UN NOIR CANDIDAT A LA PRESIDENCE DES ETATS-UNIS
Le Comité national du Socialist Workers Party a décidé de présenter comme candidats aux élections présidentielles Clifton de Berry, pour la présidence, et Edward Shaw, pour la vice-présidence. Né dans le Mississippi et âgé de 39 ans, peintre en bâtiment, Clifton de Berry est un organisateur du mouvement syndical noir et un des dirigeants de la lutte pour la création du « Freedom now Party » (le Parti de la « liberté maintenant » pour les Noirs). Edward Shaw, imprimeur et ancien marin, secrétaire à l’organisation du S.W.P., est, lui aussi, un militant de la classe ouvrière américaine.

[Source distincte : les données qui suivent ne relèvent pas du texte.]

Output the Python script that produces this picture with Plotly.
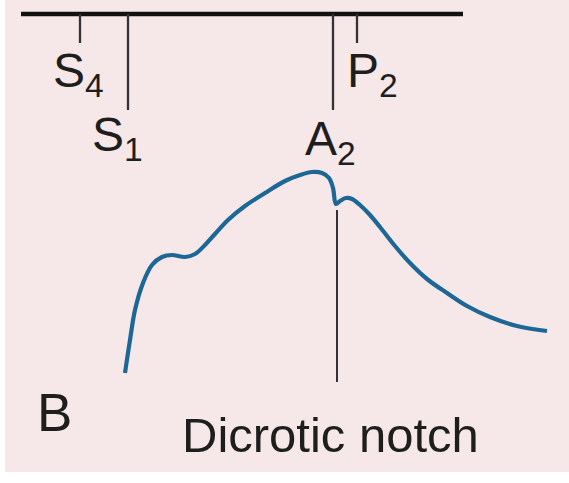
import plotly.graph_objects as go

# Waveform (time units ~ horizontal position, pressure in inverted vertical units)
curve_t = [125, 130, 135, 143, 152, 162, 172, 185, 195, 205, 215, 228, 245, 265, 285, 300,
           312, 322, 329, 333, 336, 340, 346, 352, 360, 370, 380, 395, 410, 427, 447, 467,
           490, 517, 547]
curve_p = [373, 340, 310, 283, 265, 257, 255, 257, 254, 245, 234, 220, 206, 193, 181, 175,
           172, 173, 178, 188, 204, 201, 198, 199, 205, 215, 227, 246, 263, 279, 293, 306,
           317, 326, 331]

# Timeline (heart sounds)
timeline_start, timeline_end, timeline_level = 21, 463, 14
sound_names = ["S<sub>4</sub>", "S<sub>1</sub>", "A<sub>2</sub>", "P<sub>2</sub>"]
sound_t = [80, 128, 333, 357]
sound_len = [43, 110, 110, 43]

notch_t = 337
notch_range = [210, 382]

panel_label = "B"
notch_label = "Dicrotic notch"

W, H = 569, 483
BG = "#f6e8e8"
FONT = "Liberation Sans, Arial, sans-serif"
TXT = "#1e1e1e"

fig = go.Figure()

fig.add_trace(go.Scatter(x=curve_t, y=curve_p, mode="lines",
                         line=dict(color="#1c6795", width=4.2, shape="spline", smoothing=1.0),
                         hoverinfo="skip", showlegend=False))

shapes = []
# pink panel
shapes.append(dict(type="rect", xref="x", yref="y", x0=5, x1=W, y0=0, y1=472,
                   fillcolor=BG, line=dict(width=0), layer="below"))
shapes.append(dict(type="line", xref="x", yref="y", x0=timeline_start, x1=timeline_end,
                   y0=timeline_level, y1=timeline_level, line=dict(color="#111111", width=4.5)))
for t, l in zip(sound_t, sound_len):
    shapes.append(dict(type="line", xref="x", yref="y", x0=t, x1=t,
                       y0=timeline_level, y1=l, line=dict(color="#333333", width=2.3)))
shapes.append(dict(type="line", xref="x", yref="y", x0=notch_t, x1=notch_t,
                   y0=notch_range[0], y1=notch_range[1], line=dict(color="#333333", width=2)))

annotations = []
label_pos = [(51, 42), (90, 106), (303, 110), (345, 42)]
for name, (lx, ly) in zip(sound_names, label_pos):
    annotations.append(dict(x=lx, y=ly, xref="x", yref="y", text=name, showarrow=False,
                            xanchor="left", yanchor="top",
                            font=dict(family=FONT, size=48, color=TXT)))
annotations.append(dict(x=35, y=412, xref="x", yref="y", text=panel_label, showarrow=False,
                        xanchor="left", yanchor="middle",
                        font=dict(family=FONT, size=53, color=TXT)))
annotations.append(dict(x=330, y=435, xref="x", yref="y", text=notch_label, showarrow=False,
                        xanchor="center", yanchor="middle",
                        font=dict(family=FONT, size=49, color=TXT)))

fig.update_layout(
    width=W, height=H,
    margin=dict(l=0, r=0, t=0, b=0),
    paper_bgcolor="white", plot_bgcolor="white",
    xaxis=dict(range=[0, W], visible=False, fixedrange=True),
    yaxis=dict(range=[H, 0], visible=False, fixedrange=True),
    shapes=shapes, annotations=annotations,
)

fig.write_html("out.html", config={"displayModeBar": False},
               post_script="document.body.style.margin='0';document.body.style.overflow='hidden';")
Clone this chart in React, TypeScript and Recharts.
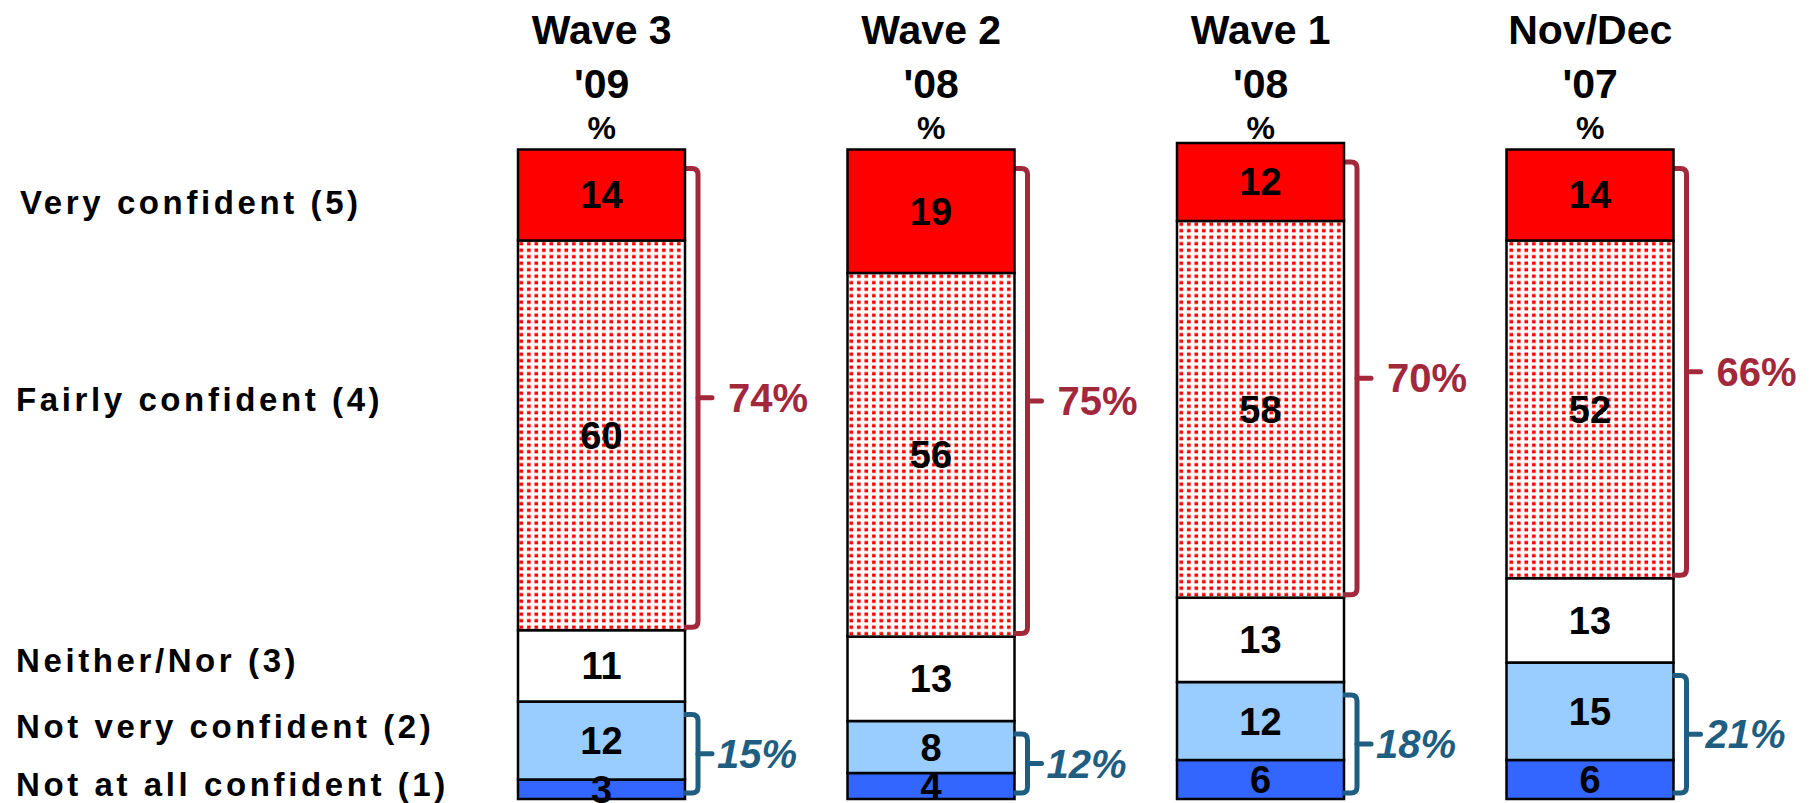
import React from "react";
import { BarChart, Bar, XAxis, YAxis, LabelList } from "recharts";

const waves = ["Wave 3", "Wave 2", "Wave 1", "Nov/Dec"];
const years = ["'09", "'08", "'08", "'07"];
const veryConfident = [14, 19, 12, 14];
const fairlyConfident = [60, 56, 58, 52];
const neitherNor = [11, 13, 13, 13];
const notVeryConfident = [12, 8, 12, 15];
const notAtAllConfident = [3, 4, 6, 6];
const topTwoBox = [74, 75, 70, 66];
const bottomTwoBox = [15, 12, 18, 21];
const rowLabels = [
  "Very confident (5)",
  "Fairly confident (4)",
  "Neither/Nor (3)",
  "Not very confident (2)",
  "Not at all confident (1)"
];

const FONT = "'Liberation Sans', Arial, sans-serif";
const RED_TXT = "#A2283B";
const BLUE_TXT = "#1F5E80";

const data = waves.map((wave, i) => ({
  wave,
  year: years[i],
  very: veryConfident[i],
  fairly: fairlyConfident[i],
  neither: neitherNor[i],
  notVery: notVeryConfident[i],
  notAtAll: notAtAllConfident[i],
  top2: topTwoBox[i],
  bottom2: bottomTwoBox[i]
}));

function Bracket({ edge, top, bottom, color, text, italic, gap }: any) {
  const xv = edge + 13;
  const r = 6;
  const mid = (top + bottom) / 2;
  const d = `M${edge - 1},${top} H${xv - r} Q${xv},${top} ${xv},${top + r} V${bottom - r} Q${xv},${bottom} ${xv - r},${bottom} H${edge - 1}`;
  return (
    <g>
      <path d={d} fill="none" stroke={color} strokeWidth={5} />
      <path d={`M${xv},${mid} H${xv + 14}`} stroke={color} strokeWidth={5} strokeLinecap="round" />
      <text
        x={edge + gap}
        y={mid + 14}
        fill={color}
        fontSize={40}
        fontWeight="bold"
        fontStyle={italic ? "italic" : "normal"}
        fontFamily={FONT}
      >
        {text}
      </text>
    </g>
  );
}

function FairlyShape(props: any) {
  const { x, y, width, height, payload } = props;
  const unit = height / payload.fairly;
  const top = y - payload.very * unit + 19;
  const bottom = y + height - 3;
  return (
    <g>
      <rect x={x} y={y} width={width} height={height} fill="url(#dots)" stroke="#000" strokeWidth={2.5} />
      <Bracket edge={x + width} top={top} bottom={bottom} color={RED_TXT} text={`${payload.top2}%`} gap={43} />
    </g>
  );
}

function NotVeryShape(props: any) {
  const { x, y, width, height, payload } = props;
  const unit = height / payload.notVery;
  const top = y + 13;
  const bottom = y + height + payload.notAtAll * unit - 6;
  return (
    <g>
      <rect x={x} y={y} width={width} height={height} fill="#99CCFF" stroke="#000" strokeWidth={2.5} />
      <Bracket edge={x + width} top={top} bottom={bottom} color={BLUE_TXT} text={`${payload.bottom2}%`} italic gap={32} />
    </g>
  );
}

function HeaderTick(props: any) {
  const { x, y, payload, index } = props;
  const common = { x, textAnchor: "middle" as const, fontFamily: FONT, fontWeight: "bold", fill: "#000" };
  return (
    <g>
      <text {...common} y={y - 99} fontSize={41}>{payload.value}</text>
      <text {...common} y={y - 45} fontSize={41}>{years[index]}</text>
      <text {...common} y={y - 4} fontSize={32}>%</text>
    </g>
  );
}

const labelProps = {
  position: "center" as const,
  fill: "#000",
  fontSize: 38,
  fontWeight: "bold",
  fontFamily: FONT
};

const rowLabelY = [214, 411, 672, 738, 796];
const rowLabelX = [20, 16, 16, 16, 16];

export default function App() {
  return (
    <div style={{ position: "absolute", left: 0, top: 0, width: 1810, height: 803, background: "#fff" }}>
      <BarChart
        width={1810}
        height={803}
        data={data}
        margin={{ top: 13, right: 55, bottom: 4, left: 437 }}
        barSize={167}
      >
        <defs>
          <pattern id="dots" x={0} y={0} width={7.5} height={6.5} patternUnits="userSpaceOnUse">
            <rect width={7.5} height={6.5} fill="#fff" />
            <rect x={2} y={1.5} width={3.6} height={3.4} fill="#FF0000" />
          </pattern>
        </defs>
        <XAxis
          dataKey="wave"
          orientation="top"
          height={130}
          axisLine={false}
          tickLine={false}
          tickSize={0}
          tickMargin={0}
          interval={0}
          tick={<HeaderTick />}
        />
        <YAxis hide domain={[0, 101]} />
        <Bar dataKey="notAtAll" stackId="a" fill="#3366FF" stroke="#000" strokeWidth={2.5} isAnimationActive={false}>
          <LabelList dataKey="notAtAll" {...labelProps} />
        </Bar>
        <Bar dataKey="notVery" stackId="a" fill="#99CCFF" shape={<NotVeryShape />} isAnimationActive={false}>
          <LabelList dataKey="notVery" {...labelProps} />
        </Bar>
        <Bar dataKey="neither" stackId="a" fill="#FFFFFF" stroke="#000" strokeWidth={2.5} isAnimationActive={false}>
          <LabelList dataKey="neither" {...labelProps} />
        </Bar>
        <Bar dataKey="fairly" stackId="a" fill="url(#dots)" shape={<FairlyShape />} isAnimationActive={false}>
          <LabelList dataKey="fairly" {...labelProps} />
        </Bar>
        <Bar dataKey="very" stackId="a" fill="#FF0000" stroke="#000" strokeWidth={2.5} isAnimationActive={false}>
          <LabelList dataKey="very" {...labelProps} />
        </Bar>
      </BarChart>
      <svg
        width={1810}
        height={803}
        style={{ position: "absolute", left: 0, top: 0, pointerEvents: "none" }}
      >
        {rowLabels.map((label, i) => (
          <text
            key={label}
            x={rowLabelX[i]}
            y={rowLabelY[i]}
            fontFamily={FONT}
            fontWeight="bold"
            fontSize={33}
            letterSpacing={3.6}
            fill="#000"
          >
            {label}
          </text>
        ))}
      </svg>
    </div>
  );
}
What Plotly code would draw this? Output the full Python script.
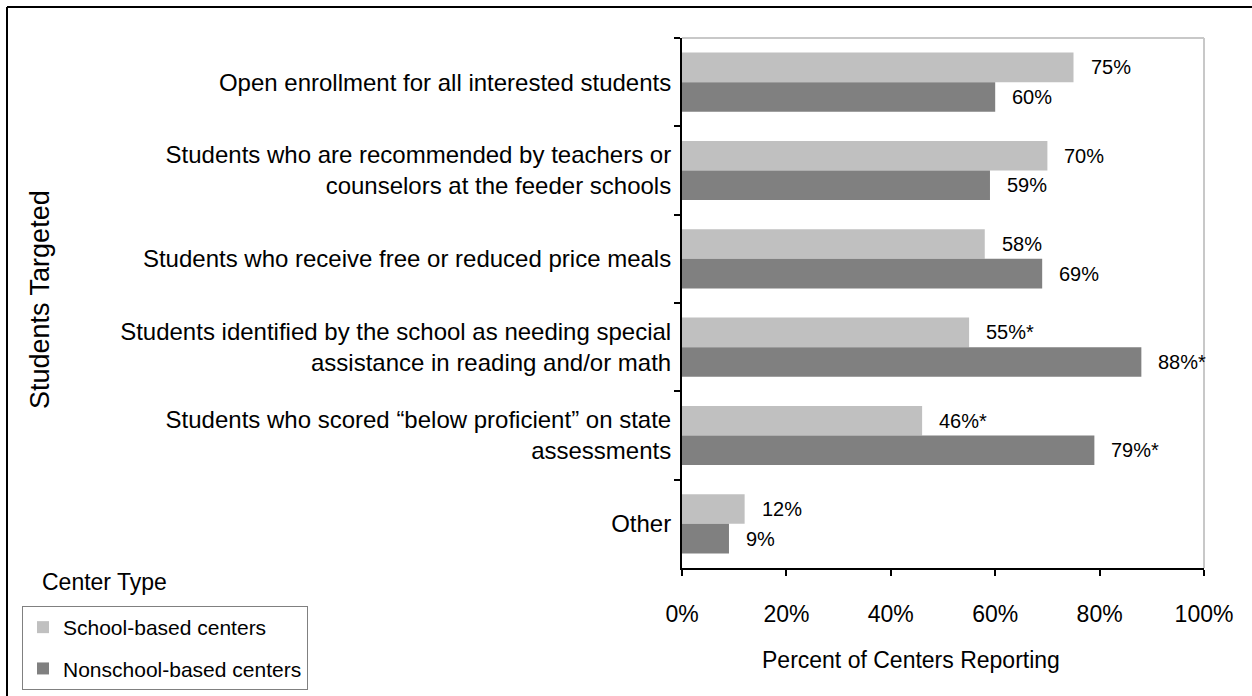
import plotly.graph_objects as go

# Survey categories (top to bottom) and results by center type
categories = [
    "Open enrollment for all interested students",
    "Students who are recommended by teachers or<br>counselors at the feeder schools",
    "Students who receive free or reduced price meals",
    "Students identified by the school as needing special<br>assistance in reading and/or math",
    "Students who scored \u201cbelow proficient\u201d on state<br>assessments",
    "Other",
]
school_based = [75, 70, 58, 55, 46, 12]
nonschool_based = [60, 59, 69, 88, 79, 9]
# statistically significant differences are flagged with an asterisk
significant = [False, False, False, True, True, False]
x_ticks = [0, 20, 40, 60, 80, 100]

series = [
    ("School-based centers", school_based, "#c0c0c0"),
    ("Nonschool-based centers", nonschool_based, "#808080"),
]

W, H = 1252, 696
L, R, T, B = 682, 48, 38, 128
PW, PH = W - L - R, H - T - B
FONT = "Arial, Liberation Sans, sans-serif"


def px_x(x):
    return (x - L) / PW


def px_y(y):
    return (H - B - y) / PH


fig = go.Figure()
for i, (name, vals, color) in enumerate(series):
    fig.add_trace(go.Bar(
        name=name, y=categories, x=vals, orientation="h",
        marker=dict(color=color, line=dict(width=0)),
        legendgroup=f"g{i}", hoverinfo="skip",
    ))

bargap = 0.33
bar_px = PH / len(categories) * (1 - bargap) / 2
annotations = []
for i, (name, vals, color) in enumerate(series):
    shift = bar_px / 2 if i == 0 else -bar_px / 2
    for cat, v, sig in zip(categories, vals, significant):
        annotations.append(dict(
            x=v, y=cat, xref="x", yref="y", text=f"{v}%" + ("*" if sig else ""),
            showarrow=False, xanchor="left", yanchor="middle",
            xshift=15, yshift=shift, font=dict(size=20, color="#000000", family=FONT),
        ))

annotations += [
    dict(x=px_x(40), y=px_y(300), xref="paper", yref="paper", text="Students Targeted",
         textangle=-90, showarrow=False, xanchor="center", yanchor="middle",
         font=dict(size=27, color="#000000", family=FONT)),
    dict(x=px_x(911), y=px_y(660), xref="paper", yref="paper",
         text="Percent of Centers Reporting", showarrow=False,
         xanchor="center", yanchor="middle",
         font=dict(size=23, color="#000000", family=FONT)),
    dict(x=px_x(40), y=px_y(582), xref="paper", yref="paper", text="Center Type",
         showarrow=False, xanchor="left", yanchor="middle",
         font=dict(size=23, color="#000000", family=FONT)),
]

shapes = [
    # outer frame (top and left edges)
    dict(type="line", xref="paper", yref="paper", x0=px_x(7), x1=px_x(W + 10),
         y0=px_y(7), y1=px_y(7), line=dict(color="#000000", width=2)),
    dict(type="line", xref="paper", yref="paper", x0=px_x(7), x1=px_x(7),
         y0=px_y(7), y1=px_y(H + 10), line=dict(color="#000000", width=2)),
    # light plot-area frame (top and right)
    dict(type="line", xref="paper", yref="paper", x0=0, x1=1, y0=1, y1=1,
         line=dict(color="#c8c8c8", width=2)),
    dict(type="line", xref="paper", yref="paper", x0=1, x1=1, y0=0, y1=1,
         line=dict(color="#c8c8c8", width=2)),
]

fig.update_layout(
    width=W, height=H,
    margin=dict(l=L, r=R, t=T, b=B, autoexpand=False),
    paper_bgcolor="#ffffff", plot_bgcolor="#ffffff",
    barmode="group", bargap=bargap, bargroupgap=0,
    font=dict(family=FONT, color="#000000"),
    showlegend=True,
    legend=dict(
        xref="container", yref="container",
        x=22 / W, y=1 - 606 / H, xanchor="left", yanchor="top",
        bordercolor="#808080", borderwidth=1, bgcolor="#ffffff",
        font=dict(size=21, color="#000000", family=FONT),
        traceorder="grouped", tracegroupgap=11,
    ),
    xaxis=dict(
        range=[0, 100], tickvals=x_ticks, ticktext=[f"{t}%" for t in x_ticks],
        showgrid=False, zeroline=False, showline=True, linecolor="#000000", linewidth=2,
        ticks="outside", ticklen=6, tickwidth=2, tickcolor="#000000",
        tickfont=dict(size=23, color="#000000", family=FONT),
        ticklabelstandoff=18, automargin=False,
    ),
    yaxis=dict(
        autorange="reversed", type="category",
        showgrid=False, zeroline=False, showline=True, linecolor="#000000", linewidth=2,
        ticks="outside", ticklen=6, tickwidth=2, tickcolor="#000000",
        tickson="boundaries",
        tickfont=dict(size=24, color="#000000", family=FONT),
        ticklabelstandoff=4, automargin=False,
    ),
    annotations=annotations,
    shapes=shapes,
)

fig.write_html("out.html")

Cette candidature, la première candidature d’un Noir à la Présidence des Etats-Unis, est susceptible d’avoir un grand retentissement dans la conjoncture actuelle ou le combat des Noirs américains pour leur liberté prend une ampleur jamais égalée.
Un des thèmes les plus importants de la campagne des candidats du S.W.P. sera le droit des Noirs américains à un pouvoir politique et économique indépendant. La démagogie des Johnson et autres « libéraux » sera démasquée en proposant des mesures efficaces pour assurer aux Noirs des droits égaux — telles que l’intervention de troupes fédérales où Noirs et Blancs seront intégrés, ou la création du détachements d’auto-défense composés de vétérans noirs et mandatés pour agir par les autorités fédérales. Les candidats du S.W.P. feront campagne pour la destruction unilatérale des armes nucléaires, le retrait des troupes U.S. des pays étrangers, la reconnaissance de la Chine, des relations normales avec Cuba, la fin de l’aide aux régimes de dictature et certains mots d’ordre — tels que la fin de la guerre au Viet-Nam, de plus en plus impopulaire auprès des familles de soldats américains qui se sont engagés — peuvent rencontrer un grand écho dans les milieux les plus divers.
La campagne de pétitions précédant les élections sera un premier test sur cette candidature qui peut constituer un fait politique de la plus grande importance.